Walden Pond
On a drive through Western Mass one day in the spring…
Mike: “Oh yeah, there’s Walden Pond up here on the left. We should come here in the summer when it’s warm and go swimming.”
Me: “Wait, like THAT Walden Pond? Like, the ‘I went to the woods Thoreau Walden Pond?’”
Mike: “Yeah! That Walden Pond. It’s right here.”
Me: “Holy shit that’s awesome!”
Mike: “You’ve never been?”
Me: “No! But you can go swimming there?! Like IN the pond?”
Mike: “Yeah, there’s like a beach there and you can bring food and blankets and go swimming. People canoe out there and fish too. We’ll go when it’s warm and go swimming.”
Me: [mind blown]
Fast-forward to one perfect Summer day and we’ve packed the car for a road trip. Walden is situated on RT 126, on a two lane road in the middle of the woods. It is a beautiful scenic drive. And you can really take in the tranquility of it all as your car slows to a stop when you find yourself in bumper to bumper beach traffic.
Because it is so beautiful, and because Thoreau was big on that whole nature conservation thing, Walden caps visitors to prevent overcrowding. So when we arrived on a hot Saturday in June, we had to wait our turn to get in. As we approached the entrance, a large sign in the road declared the beach had reached capacity that morning and would re-open for visitors at 1:00pm.
So we drove to the Natick Mall and took in some not-so-tranquil surroundings. We returned to Walden at precisely 1:05pm and were granted entrance to this special little slice of rustic paradise.
The pond is startlingly clear and calm. The water is smooth and soft to the touch. We slipped in along the backside of the pond where the crowds were sparse and waded in. No fish were in sight. Just smooth rocks and pebbles beneath your feet. I could definitely see why Thoreau made this his happy place.
Along the back of the pond is a little footpath that, if you follow it, leads to a small bridge, which leads into the forest.
And that forest opens up into a clearing where a square of stones mark the site of Thoreau's famous one-room cabin in the woods. The original home has long since returned to nature, but the historical marker gives you a sense of the foundations. A replica of the cabin stands opposite the highway near the visitors center.
"Beneath these stones lies the Chimney Foundation of Thoreau's Cabin 1845-1847. Go then my incense upward from this hearth."
The cabin also had an adjacent woodshed, marked here by a stone.
The opening lines of Thoreau's most famous work, Walden.
A large stone cairn sits opposite the site. Original fans and visitors brought rocks and pebbles (including Walt Whitman in 1881), as a way to pay respects and add to the memorial. The cairn was built where historians presumed the cabin to be based on writings, but the actual remnants of the house were unearthed a few feet away by amateur archeologist Roland Wells Robbins in 1945.
Some of the rocks are stacked in very impressive ways. Gravity-defying, even.

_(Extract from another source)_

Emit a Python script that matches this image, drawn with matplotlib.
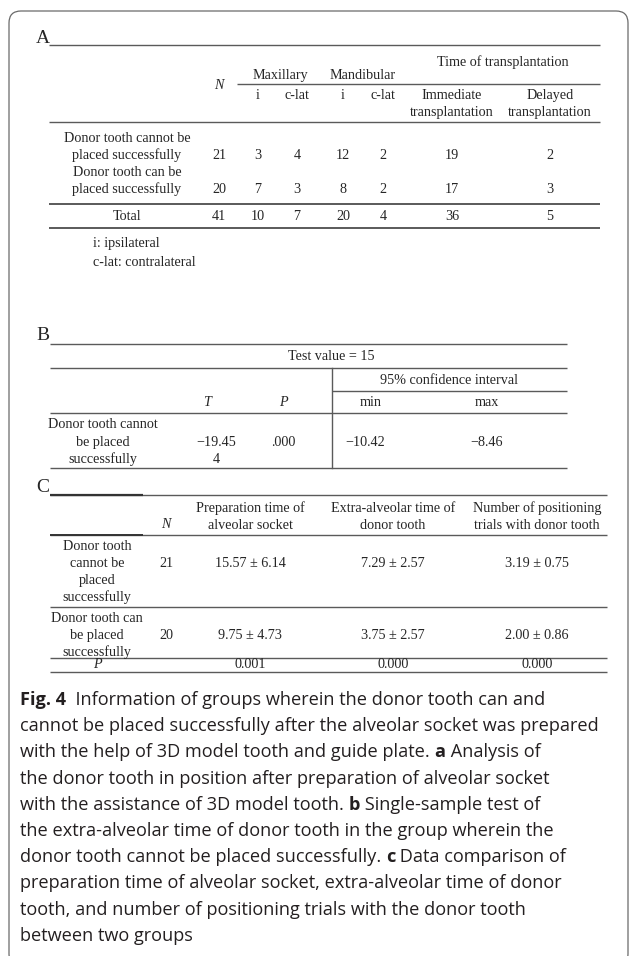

And here is the view from the house if you were standing in the doorway, looking through the trees, and out onto the pond in the late afternoon.
"I lived alone, in the woods, a mile from any neighbor.... My house was on the side of a hill, immediately on the edge of the larger woods, in the midst of a young forest of pitch pines and hickories, and a half dozen rods from the pond, to which a narrow footpath led down the hill."